Closed haukekoehn closed 11 months ago
@haukekoehn I suspect this a python version issue. Are you on 3.11 perhaps?
@mcoughlin no python 3.8
@haukekoehn does moving to 3.9 make any difference?
no
@sahiljhawar @bfhealy can anyone reproduce?
@mcoughlin I am unaware of GW+ analyses. Can't help with this.
However, @haukekoehn can you check the pickle file by loading it and checking its keys? \x0a
is an LF character, if it helps.
@sahiljhawar i was more asking you to confirm if you can load the file.
@mcoughlin Ahh okay. Let me check.
If Bu2022Ye.pkl
is same as Bu2022Ye_tf.pkl
from Zenodo: 8164628; then yes, I am able to load it using numpy
@haukekoehn Can you download that file separately and check the same?
I am currently trying to see whether it works on another machine.
But yes, downloading Bu2022Ye_tf.pkl
and reading it in works.
So i wanna start a GW+KN+GRB inference from scratch and only provide an empty directory for the svd models. Then it does its thing and starts downloading Bu2022Ye.pkl
(no tf!). I just looked into this file and it actually looks like an html file, not a binary file.
Ok so that means maybe the download is failing... maybe lack of Zenodo access for that machine? What's the error?
@haukekoehn In that case you can get the model from /home/enlil/jhawar/svdmodels
and start your run with local files
alright, thanks, i will try!
On the other machine it fails even earlier and raises a ValueError model_name Bu2022Ye_tf not found in models list
I think you need models.yaml
file as well
I know managed to get it running (or at least initializing the live points :D), but interestingly enough, it only downloaded the models when it was run with a single process, i.e. only nmma-analysis, not srun nmma-analysis. Then the models appeared in the directory and i could restart with srun - n 1024 nmma-analysis.
@tsunhopang maybe we need a line to check whether the model is there and indicate to first run the download if it isn't and then the user can rerun?
@mcoughlin @bfhealy Part of the problem arises from here https://github.com/nuclear-multimessenger-astronomy/nmma/blob/4ba91655a509bce6286574d3c5ad4b764788686c/nmma/em/model.py#L251
Even the tests with Bu2022Ye
fails (here)
@sahiljhawar @bfhealy Maybe it's time to deprecate that pathway?

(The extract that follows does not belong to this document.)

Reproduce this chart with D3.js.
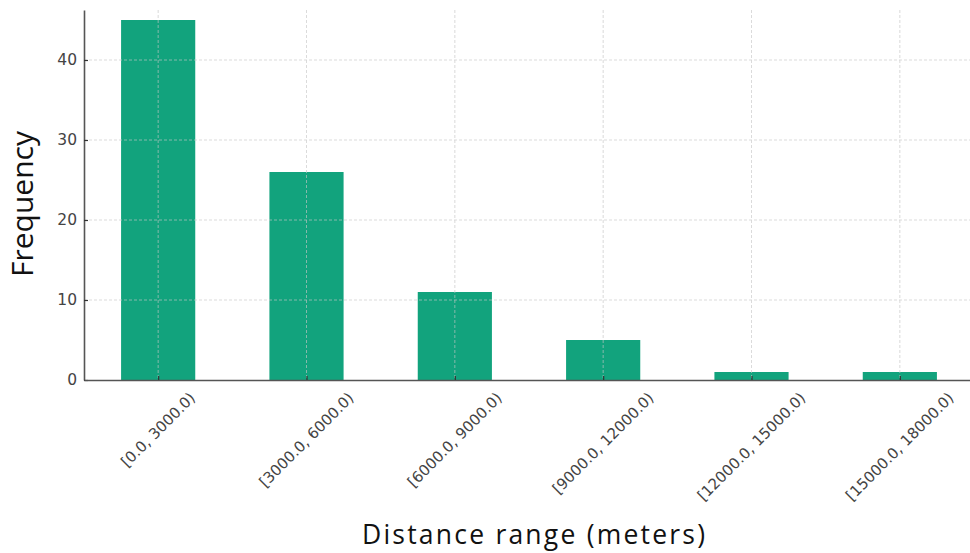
<!DOCTYPE html>
<html>
<head>
<meta charset="utf-8">
<script src="https://cdn.jsdelivr.net/npm/d3@7"></script>
<style>
  html, body { margin: 0; padding: 0; background: #fff; }
  svg { display: block; }
</style>
</head>
<body>
<svg id="chart" width="970" height="553"></svg>
<script>
// Histogram of trip distances, binned in 3000 m ranges
const categories = [
  "[0.0, 3000.0)", "[3000.0, 6000.0)", "[6000.0, 9000.0)",
  "[9000.0, 12000.0)", "[12000.0, 15000.0)", "[15000.0, 18000.0)"
];
const frequencies = [45, 26, 11, 5, 1, 1];
const yTicks = [0, 10, 20, 30, 40];
const xTitle = "Distance range (meters)";
const yTitle = "Frequency";

const svg = d3.select("#chart");
const plot = { left: 84, right: 974, top: 10, bottom: 380 };

const x = d3.scaleLinear().domain([-0.5, categories.length - 0.5]).range([plot.left, plot.right]);
const y = d3.scaleLinear().domain([0, 46.25]).range([plot.bottom, plot.top]);
const barWidth = x(0.5) - x(0);

// bars
svg.append("g").selectAll("rect")
  .data(frequencies)
  .join("rect")
  .attr("x", (d, i) => x(i) - barWidth / 2)
  .attr("y", d => y(d))
  .attr("width", barWidth)
  .attr("height", d => y(0) - y(d))
  .attr("fill", "#12a37d");

// dashed grid drawn over the bars
const grid = svg.append("g").attr("stroke", "#c8c8c8").attr("stroke-width", 0.8)
  .attr("stroke-dasharray", "3,2").attr("opacity", 0.8);
grid.selectAll("line.h").data(yTicks.filter(t => t > 0)).join("line")
  .attr("x1", plot.left).attr("x2", plot.right)
  .attr("y1", d => y(d)).attr("y2", d => y(d));
grid.selectAll("line.v").data(categories).join("line")
  .attr("x1", (d, i) => x(i)).attr("x2", (d, i) => x(i))
  .attr("y1", plot.top).attr("y2", plot.bottom);

// y axis
const yAxis = d3.axisLeft(y).tickValues(yTicks).tickSizeInner(-4).tickSizeOuter(0).tickPadding(7);
const gy = svg.append("g").attr("transform", `translate(${plot.left},0)`).call(yAxis);
gy.select(".domain").attr("stroke", "#555").attr("stroke-width", 1.6);
gy.selectAll(".tick line").attr("stroke", "#333").attr("stroke-width", 1.2);
gy.selectAll(".tick text").attr("font-family", "DejaVu Sans").attr("font-size", 15.5).attr("fill", "#444");

// x axis
const xAxis = d3.axisBottom(x).tickValues(d3.range(categories.length)).tickFormat(() => "")
  .tickSizeInner(-4).tickSizeOuter(0);
const gx = svg.append("g").attr("transform", `translate(0,${plot.bottom})`).call(xAxis);
gx.select(".domain").attr("stroke", "#555").attr("stroke-width", 1.6);
gx.selectAll(".tick line").attr("stroke", "#333").attr("stroke-width", 1.2);

// rotated category labels, top of bounding box aligned just under the axis
const labels = svg.append("g");
categories.forEach((c, i) => {
  const g = labels.append("g");
  g.append("text")
    .text(c)
    .attr("text-anchor", "middle")
    .attr("dominant-baseline", "central")
    .attr("transform", "rotate(-45)")
    .attr("font-family", "DejaVu Sans")
    .attr("font-size", 15)
    .attr("fill", "#444");
  const r = g.node().getBoundingClientRect();
  g.attr("transform", `translate(${x(i)},${plot.bottom + 9 + r.height / 2})`);
});

// axis titles
svg.append("text")
  .attr("x", 362).attr("y", 544)
  .attr("textLength", 343)
  .attr("lengthAdjust", "spacing")
  .attr("font-family", "Open Sans")
  .attr("font-size", 26.5)
  .attr("fill", "#111")
  .text(xTitle);

svg.append("text")
  .attr("transform", "translate(33,204) rotate(-90)")
  .attr("text-anchor", "middle")
  .attr("font-family", "Open Sans")
  .attr("font-size", 30)
  .attr("fill", "#111")
  .text(yTitle);
</script>
</body>
</html>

So now, we just need {model-name}.pkl
and {model-name_filter}.pkl
or {model-name_filter}.h5
, right?
@sahiljhawar That's correct for files on Zenodo! When they get downloaded via NMMA code, the filter-specific files get renamed to {filter}.pkl
or {filter}.h5
and put in a model-specific directory.
@bfhealy For that, in one of the previous meetings it was finalised that a mirror of Zenodo models will be stored on Potsdam server for faster and easier acess. This way the directory structure can be preserved
But in any case, the support for *_mag.pkl
and *_lbol.pkl
should be removed, since we do not have those files anymore
Also does the model.pkl
and filter.h5
(stored inside model
folder) serve different purpose? Or do they contain same data with different file structure?
They serve different purposes - each model.pkl
file contains basic SVD information while the filter.h5
files contain the trained neural network weights/biases mapping merger parameters to light curve eigenvalues (in tensorflow format).
Describe the bug When loading the svd models from Bu2022Ye.pkl, the unpickling fails because and returns a warning: pickle.UnpicklingERror: invalid loadkye, '\x0a'. This happens when different protocols are used for pickling and unpickling.
To Reproduce Start a multimessenger analysis with GW, KN and GRB. NMMA current commit.